The No-Nonsense Guide to Global Surveillance
By Robin Tudge
Pubs. New Internationalist (2011)
Pbck £7.99

In Berlin recently I happened to drive past a new building site which looked like an enormous prison complex or brutalist housing estate. Curious, I read the sign and learned that this will be the new HQ of the quaintly-named Federal News Service (BND) - the German equivalent of our own MI5. It is a salutary reminder of the central power such spying agencies occupy in our societies today. In his book, Tudge offers numerous examples of the epidemic-like spread and tentacular reach of surveillance systems everywhere.

This is the 12th in the excellent New Internationalist series of guides to vital subjects ranging from Islam to human rights, from global terrorism to Green politics. Tudge demonstrates how seemingly innocuous TV shows like Big Brother help inure us to the idea that surveillance is merely entertainment, with no insidious purpose. He takes us on a historical rollercoaster of how surveillance systems have developed from our earliest historical beginnings. God, of course, is the prototypical ideal of omniscient surveillance.
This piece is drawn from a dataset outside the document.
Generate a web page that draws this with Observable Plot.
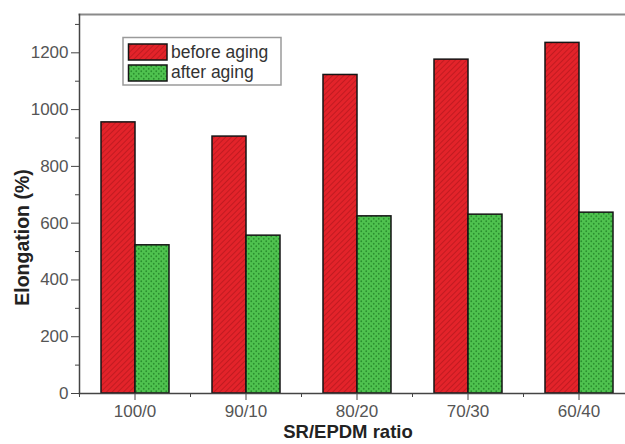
<!DOCTYPE html>
<html>
<head>
<meta charset="utf-8">
<script src="https://cdn.jsdelivr.net/npm/d3@7"></script>
<script src="https://cdn.jsdelivr.net/npm/@observablehq/plot@0.6"></script>
<style>
  html, body { margin: 0; padding: 0; background: #fff; }
  #chart svg { font-family: "Liberation Sans", Arial, sans-serif; overflow: hidden; }
</style>
</head>
<body>
<div id="chart"></div>
<script>
const categories = ["100/0", "90/10", "80/20", "70/30", "60/40"];
const seriesNames = ["before aging", "after aging"];
const beforeAging = [955, 905, 1122, 1176, 1235];
const afterAging = [522, 556, 624, 630, 637];
const yTicks = [0, 200, 400, 600, 800, 1000, 1200];
const yMinorTicks = [100, 300, 500, 700, 900, 1100, 1300];
const yMax = 1335;
const xLabel = "SR/EPDM ratio";
const yLabel = "Elongation (%)";

const beforeRows = categories.map((c, i) => ({category: c, value: beforeAging[i]}));
const afterRows = categories.map((c, i) => ({category: c, value: afterAging[i]}));

const chart = Plot.plot({
  width: 625,
  height: 444,
  marginLeft: 79,
  marginRight: -9,
  marginTop: 14,
  marginBottom: 51,
  style: {fontSize: "17px", color: "#555", background: "white"},
  x: {domain: categories, padding: 0, label: null},
  y: {domain: [0, yMax], label: null},
  marks: [
    Plot.barY(beforeRows, {x: "category", y: "value", fill: "url(#hatchRed)", stroke: "#151515", strokeWidth: 1.5, insetLeft: 22, insetRight: 55}),
    Plot.barY(afterRows, {x: "category", y: "value", fill: "url(#dotGreen)", stroke: "#151515", strokeWidth: 1.5, insetLeft: 56, insetRight: 21}),
    Plot.frame({anchor: "top", stroke: "#8a8a8a", strokeWidth: 2}),
    Plot.frame({anchor: "left", stroke: "#444", strokeWidth: 1.5}),
    Plot.frame({anchor: "bottom", stroke: "#444", strokeWidth: 1.5}),
    Plot.axisY({ticks: yTicks, tickFormat: d3.format("d"), tickSize: 8, tickPadding: 3, label: null, stroke: "#444", fill: "#555"}),
    Plot.axisY({ticks: yMinorTicks, tickSize: 4, text: null, label: null, stroke: "#444"}),
    Plot.axisX({tickSize: 7, tickPadding: 4, label: null, stroke: "#444", fill: "#555"}),
    Plot.axisX({tickSize: 4, text: null, label: null, dx: -55.5, stroke: "#444"})
  ]
});

const svg = d3.select(chart);
const defs = svg.insert("defs", ":first-child");
const red = defs.append("pattern").attr("id", "hatchRed").attr("patternUnits", "userSpaceOnUse")
  .attr("width", 4).attr("height", 4).attr("patternTransform", "rotate(45)");
red.append("rect").attr("width", 4).attr("height", 4).attr("fill", "#e3232a");
red.append("line").attr("x1", 0.5).attr("y1", 0).attr("x2", 0.5).attr("y2", 4).attr("stroke", "#bd1a20").attr("stroke-width", 0.9);
const green = defs.append("pattern").attr("id", "dotGreen").attr("patternUnits", "userSpaceOnUse")
  .attr("width", 5).attr("height", 5);
green.append("rect").attr("width", 5).attr("height", 5).attr("fill", "#4fc24f");
green.append("circle").attr("cx", 1.25).attr("cy", 1.25).attr("r", 0.9).attr("fill", "#2a8f2e");
green.append("circle").attr("cx", 3.75).attr("cy", 3.75).attr("r", 0.9).attr("fill", "#2a8f2e");

// axis titles
svg.append("text").attr("transform", "translate(28.5,237.5) rotate(-90)")
  .attr("text-anchor", "middle").attr("font-weight", "bold").attr("font-size", 19.5)
  .attr("fill", "#222").text(yLabel);
svg.append("text").attr("x", 348).attr("y", 438)
  .attr("text-anchor", "middle").attr("font-weight", "bold").attr("font-size", 18.5)
  .attr("fill", "#222").text(xLabel);

// legend
const lg = svg.append("g");
lg.append("rect").attr("x", 123).attr("y", 37.5).attr("width", 158).attr("height", 47.5)
  .attr("fill", "white").attr("stroke", "#9a9a9a").attr("stroke-width", 1.5);
const fills = ["url(#hatchRed)", "url(#dotGreen)"];
seriesNames.forEach((name, i) => {
  lg.append("rect").attr("x", 128.5).attr("y", 44 + i * 21).attr("width", 38.5).attr("height", 16)
    .attr("fill", fills[i]).attr("stroke", "#151515").attr("stroke-width", 1.5);
  lg.append("text").attr("x", 171).attr("y", 58 + i * 19.5).attr("font-size", 17.5)
    .attr("text-anchor", "start").attr("fill", "#333").text(name);
});

document.getElementById("chart").appendChild(chart);
</script>
</body>
</html>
Tudge demonstrates how ruling elites throughout history have developed and refined systems of surveillance as a means of controlling their underlings.

His research is meticulous and comprehensive, but he does, inexplicably, call the Tsarist secret police, the Ochrinka instead of its correct name Okhrana. It is a good read, not short on black humour, but also much useful detail. My main criticism is that it builds a scary scenario of a future ruled by TV cameras, data banks and ID systems, in which we will all live permanently on a ‘Big Brother’ planet, but he offers no suggestions as to how to combat or avert such a scenario.